Having read the book Marley & Me by John Grogan last year, I had high expectations for the film based on said book. In hindsight, I should have reminded myself that, generally speaking, when books are made into films, there’s a lot that gets lost, misplaced, or blatantly ignored.
Such is the case with Marley & Me, which might have been better titled “Me, My Wife, My Job, My Best Friend, My Kids… Oh Yeah, and That Dog Marley”. (I guess Marley can take comfort in the fact that he at least got top billing in the title, because that’s about all he got out of the deal.)
Everything I loved about the book — John and his relationship with Marley, how Marley grew on Jennifer during troubled times, Marley’s key role in saving their neighbor, and the fact that Marley really saved John and Jennifer (emotionally speaking) — all of that was stripped in the film. Instead, the director opted for sun-kissed scenes with dogs romping playfully on the beach, montages of “bad behavior”, and a storyline that’s more about John’s career path than his dog. Huh?
For those few/two of you who have yet to read the book or see the film, it’s about newlyweds John (Owen Wilson) and Jennifer (Jennifer Aniston) Grogan, who move to South Florida to start their careers as journalists. Not quite ready for the child society expects them to pop out, the Grogans try on a dog instead. That dog, which they name Marley, is a beautiful, roly-poly yellow Labrador with a wild streak.
As Marley grows, but does not grow out of his crazy/wild habits, the Grogans realize that they may in fact own the world’s worst dog. No matter, because although Marley almost eats them out of house and home, literally and figuratively, he is a central part of their family, which soon expands to include children (after a tragic false start).
While the best parts of Marley get glossed over in the film, viewers do get every nuance of John’s budding career — how he wants to be a serious journalist but is relegated to a column, and how Marley ends up providing lots of fodder for the column (a lot of which viewers never see).

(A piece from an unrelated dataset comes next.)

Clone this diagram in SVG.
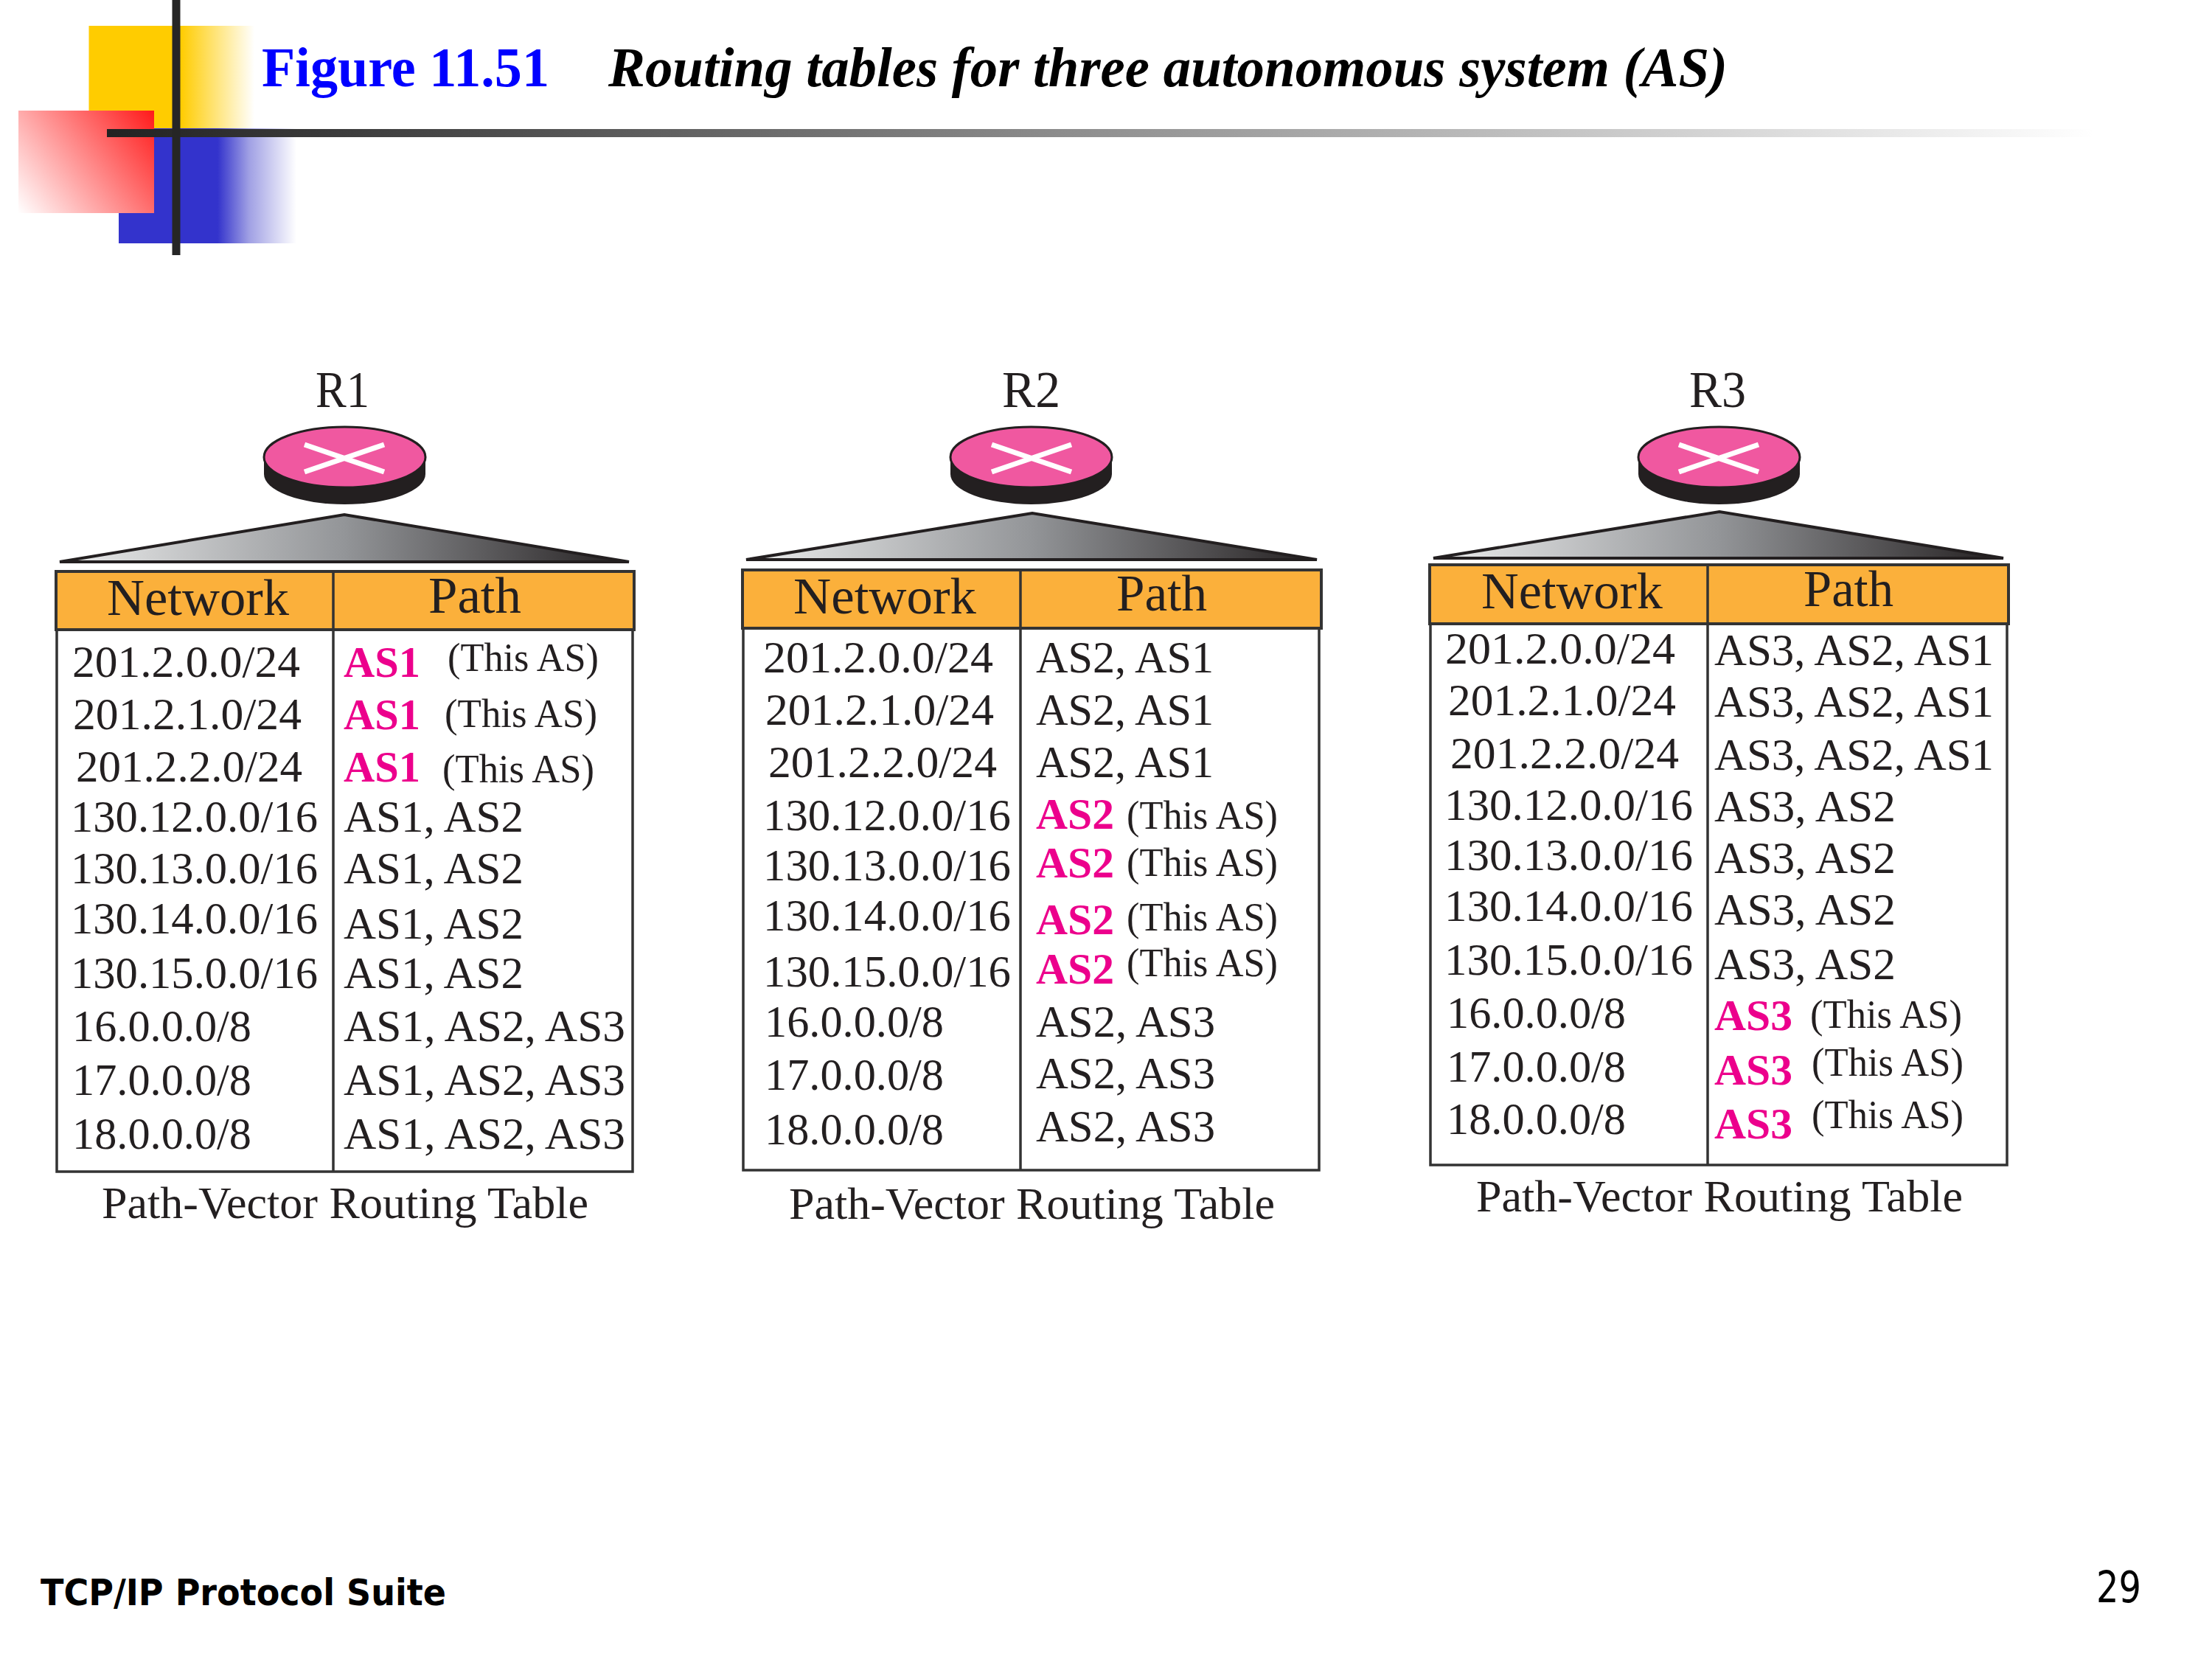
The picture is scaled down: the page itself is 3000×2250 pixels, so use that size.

I’m not sure who to blame for this mess called Marley & Me. Is it the fault of director David Frankel (The Devil Wears Prada), who seemed to turn some serious (and seriously funny) Marley moments into a two-minute montage that could have been a toothpaste commercial? Or is it the fault of screenwriters Scott Frank (The Lookout, The Interpreter, Out of Sight) and Don Roos (Happy Endings, Bounce, The Opposite of Sex), who tried a rom-com family flick on for size and failed miserably?